DATA EXTRACT:
====
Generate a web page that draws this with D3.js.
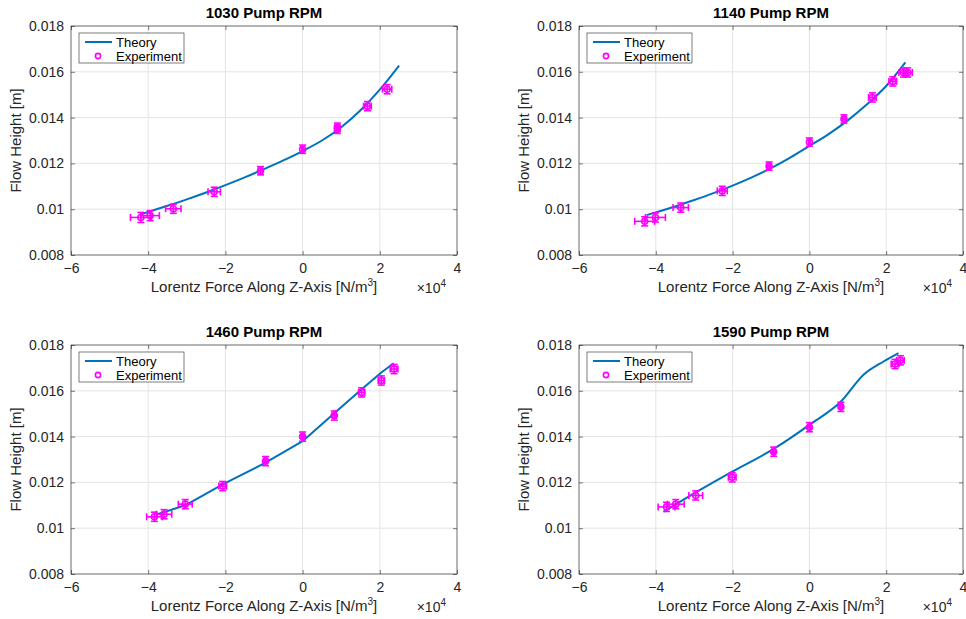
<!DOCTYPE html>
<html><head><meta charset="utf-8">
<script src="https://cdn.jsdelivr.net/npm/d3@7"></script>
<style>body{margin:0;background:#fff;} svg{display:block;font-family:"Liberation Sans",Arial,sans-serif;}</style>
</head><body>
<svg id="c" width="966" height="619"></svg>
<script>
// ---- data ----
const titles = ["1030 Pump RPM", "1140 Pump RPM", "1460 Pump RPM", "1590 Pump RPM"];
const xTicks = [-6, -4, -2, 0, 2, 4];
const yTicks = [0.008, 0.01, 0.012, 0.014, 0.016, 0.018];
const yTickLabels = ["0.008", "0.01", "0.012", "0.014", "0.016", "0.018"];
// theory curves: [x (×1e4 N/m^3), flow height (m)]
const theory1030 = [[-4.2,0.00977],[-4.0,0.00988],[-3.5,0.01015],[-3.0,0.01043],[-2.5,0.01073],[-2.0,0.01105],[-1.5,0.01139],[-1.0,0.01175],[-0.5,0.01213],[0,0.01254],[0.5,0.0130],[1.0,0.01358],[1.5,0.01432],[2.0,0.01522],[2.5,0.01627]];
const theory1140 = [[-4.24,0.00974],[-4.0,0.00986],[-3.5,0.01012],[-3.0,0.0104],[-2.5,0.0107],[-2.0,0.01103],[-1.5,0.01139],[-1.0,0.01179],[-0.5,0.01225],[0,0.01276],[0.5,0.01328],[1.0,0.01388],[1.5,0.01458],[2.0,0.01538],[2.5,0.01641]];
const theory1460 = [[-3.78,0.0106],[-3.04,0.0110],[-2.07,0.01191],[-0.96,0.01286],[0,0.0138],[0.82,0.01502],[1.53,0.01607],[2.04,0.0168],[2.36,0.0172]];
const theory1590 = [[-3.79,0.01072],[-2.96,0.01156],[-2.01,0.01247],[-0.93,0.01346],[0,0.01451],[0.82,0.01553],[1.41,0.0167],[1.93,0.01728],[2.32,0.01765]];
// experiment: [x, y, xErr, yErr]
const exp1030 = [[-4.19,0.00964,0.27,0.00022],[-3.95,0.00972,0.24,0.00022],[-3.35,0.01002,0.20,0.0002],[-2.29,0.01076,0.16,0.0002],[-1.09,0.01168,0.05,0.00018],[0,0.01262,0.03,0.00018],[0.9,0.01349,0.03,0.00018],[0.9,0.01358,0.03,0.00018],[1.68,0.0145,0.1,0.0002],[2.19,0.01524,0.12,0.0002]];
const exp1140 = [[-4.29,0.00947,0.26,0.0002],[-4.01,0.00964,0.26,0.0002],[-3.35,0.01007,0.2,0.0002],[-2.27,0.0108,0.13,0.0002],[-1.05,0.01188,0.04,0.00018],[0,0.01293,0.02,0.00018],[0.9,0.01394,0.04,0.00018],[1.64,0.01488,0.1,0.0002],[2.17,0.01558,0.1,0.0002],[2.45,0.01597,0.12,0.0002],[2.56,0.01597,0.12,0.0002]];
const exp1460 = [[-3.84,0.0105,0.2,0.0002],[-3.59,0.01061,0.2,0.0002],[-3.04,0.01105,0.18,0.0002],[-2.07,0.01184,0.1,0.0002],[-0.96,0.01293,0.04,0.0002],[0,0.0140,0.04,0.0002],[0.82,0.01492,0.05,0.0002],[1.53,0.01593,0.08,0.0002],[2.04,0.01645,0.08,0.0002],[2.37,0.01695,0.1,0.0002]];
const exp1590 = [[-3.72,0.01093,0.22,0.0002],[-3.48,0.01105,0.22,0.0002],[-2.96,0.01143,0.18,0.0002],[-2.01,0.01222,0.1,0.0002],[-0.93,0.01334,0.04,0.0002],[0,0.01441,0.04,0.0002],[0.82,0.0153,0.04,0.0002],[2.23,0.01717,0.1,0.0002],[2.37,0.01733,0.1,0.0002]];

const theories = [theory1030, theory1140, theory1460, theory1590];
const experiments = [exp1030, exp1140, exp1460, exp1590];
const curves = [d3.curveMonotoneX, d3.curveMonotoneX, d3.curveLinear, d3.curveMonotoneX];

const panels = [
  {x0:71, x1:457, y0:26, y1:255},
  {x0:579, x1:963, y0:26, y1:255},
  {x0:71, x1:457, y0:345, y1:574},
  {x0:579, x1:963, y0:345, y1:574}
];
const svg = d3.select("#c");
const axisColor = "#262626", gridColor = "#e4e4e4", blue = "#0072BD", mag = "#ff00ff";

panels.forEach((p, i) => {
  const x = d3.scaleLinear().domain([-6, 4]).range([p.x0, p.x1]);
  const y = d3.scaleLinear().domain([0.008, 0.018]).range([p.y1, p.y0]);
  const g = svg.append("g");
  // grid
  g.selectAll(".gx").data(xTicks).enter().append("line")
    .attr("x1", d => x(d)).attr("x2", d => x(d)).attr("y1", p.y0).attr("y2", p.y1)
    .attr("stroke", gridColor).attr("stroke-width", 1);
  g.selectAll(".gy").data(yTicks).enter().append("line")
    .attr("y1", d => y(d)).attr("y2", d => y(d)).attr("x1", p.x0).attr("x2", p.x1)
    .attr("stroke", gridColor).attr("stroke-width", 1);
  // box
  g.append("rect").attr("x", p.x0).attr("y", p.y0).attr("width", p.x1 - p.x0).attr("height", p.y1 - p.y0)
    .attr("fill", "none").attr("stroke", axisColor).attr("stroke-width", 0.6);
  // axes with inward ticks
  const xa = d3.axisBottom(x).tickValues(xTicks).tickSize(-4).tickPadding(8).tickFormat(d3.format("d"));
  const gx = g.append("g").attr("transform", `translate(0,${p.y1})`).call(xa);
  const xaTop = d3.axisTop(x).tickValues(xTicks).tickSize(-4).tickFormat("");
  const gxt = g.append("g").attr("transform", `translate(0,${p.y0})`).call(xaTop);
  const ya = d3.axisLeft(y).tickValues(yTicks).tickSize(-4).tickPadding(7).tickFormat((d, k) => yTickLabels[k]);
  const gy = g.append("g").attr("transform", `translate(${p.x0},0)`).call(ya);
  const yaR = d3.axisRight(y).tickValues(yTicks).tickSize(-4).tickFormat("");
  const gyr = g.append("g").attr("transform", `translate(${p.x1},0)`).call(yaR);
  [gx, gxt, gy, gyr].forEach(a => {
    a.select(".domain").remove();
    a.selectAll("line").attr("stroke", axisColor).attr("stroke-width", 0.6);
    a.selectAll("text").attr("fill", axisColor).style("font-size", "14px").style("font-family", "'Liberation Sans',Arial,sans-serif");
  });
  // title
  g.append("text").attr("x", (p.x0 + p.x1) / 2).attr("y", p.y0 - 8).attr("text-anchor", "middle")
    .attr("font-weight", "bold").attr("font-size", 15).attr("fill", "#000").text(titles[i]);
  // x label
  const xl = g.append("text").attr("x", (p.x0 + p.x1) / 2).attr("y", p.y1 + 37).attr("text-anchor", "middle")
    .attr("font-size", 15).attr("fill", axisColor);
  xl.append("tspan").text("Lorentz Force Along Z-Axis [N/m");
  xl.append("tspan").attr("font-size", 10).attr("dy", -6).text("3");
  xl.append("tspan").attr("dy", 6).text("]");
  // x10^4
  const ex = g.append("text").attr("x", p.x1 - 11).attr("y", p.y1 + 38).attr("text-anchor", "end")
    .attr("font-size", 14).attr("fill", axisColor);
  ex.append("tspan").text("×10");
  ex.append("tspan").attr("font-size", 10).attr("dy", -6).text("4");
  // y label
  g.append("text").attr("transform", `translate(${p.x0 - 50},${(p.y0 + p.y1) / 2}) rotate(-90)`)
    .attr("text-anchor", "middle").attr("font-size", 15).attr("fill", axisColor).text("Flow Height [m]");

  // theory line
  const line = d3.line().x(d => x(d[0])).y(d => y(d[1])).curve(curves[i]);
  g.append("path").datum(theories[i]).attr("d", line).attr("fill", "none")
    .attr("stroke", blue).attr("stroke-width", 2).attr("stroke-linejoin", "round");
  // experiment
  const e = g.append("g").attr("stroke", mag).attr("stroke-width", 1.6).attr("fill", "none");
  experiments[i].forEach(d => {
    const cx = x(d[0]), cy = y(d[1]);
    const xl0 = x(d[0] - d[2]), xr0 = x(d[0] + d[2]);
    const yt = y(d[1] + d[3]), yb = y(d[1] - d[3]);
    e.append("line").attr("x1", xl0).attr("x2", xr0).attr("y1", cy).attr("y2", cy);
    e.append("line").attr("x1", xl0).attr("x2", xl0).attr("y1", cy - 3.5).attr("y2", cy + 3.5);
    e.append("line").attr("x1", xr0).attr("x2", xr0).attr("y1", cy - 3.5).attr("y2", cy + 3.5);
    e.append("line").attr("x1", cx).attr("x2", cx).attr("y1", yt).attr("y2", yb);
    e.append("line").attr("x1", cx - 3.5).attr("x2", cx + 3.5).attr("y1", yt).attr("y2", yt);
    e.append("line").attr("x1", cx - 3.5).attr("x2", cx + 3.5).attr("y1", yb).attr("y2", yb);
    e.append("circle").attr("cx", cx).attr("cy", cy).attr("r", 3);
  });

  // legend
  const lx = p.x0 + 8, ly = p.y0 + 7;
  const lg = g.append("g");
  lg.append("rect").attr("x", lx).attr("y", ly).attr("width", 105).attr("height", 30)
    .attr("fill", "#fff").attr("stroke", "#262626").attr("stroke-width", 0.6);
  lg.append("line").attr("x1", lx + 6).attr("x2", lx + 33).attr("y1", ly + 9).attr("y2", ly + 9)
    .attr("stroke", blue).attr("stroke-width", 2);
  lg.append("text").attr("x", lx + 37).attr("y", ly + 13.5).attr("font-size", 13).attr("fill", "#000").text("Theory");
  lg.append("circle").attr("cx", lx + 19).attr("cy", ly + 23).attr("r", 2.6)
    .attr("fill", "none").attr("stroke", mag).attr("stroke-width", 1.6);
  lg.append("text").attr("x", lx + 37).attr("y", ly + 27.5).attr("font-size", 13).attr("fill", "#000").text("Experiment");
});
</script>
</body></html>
====
EXERCISE: Identify all lines where the word "with" shows up. Copy them.

OUTPUT:
Generate a web page that draws this with D3.js.
  // axes with inward ticks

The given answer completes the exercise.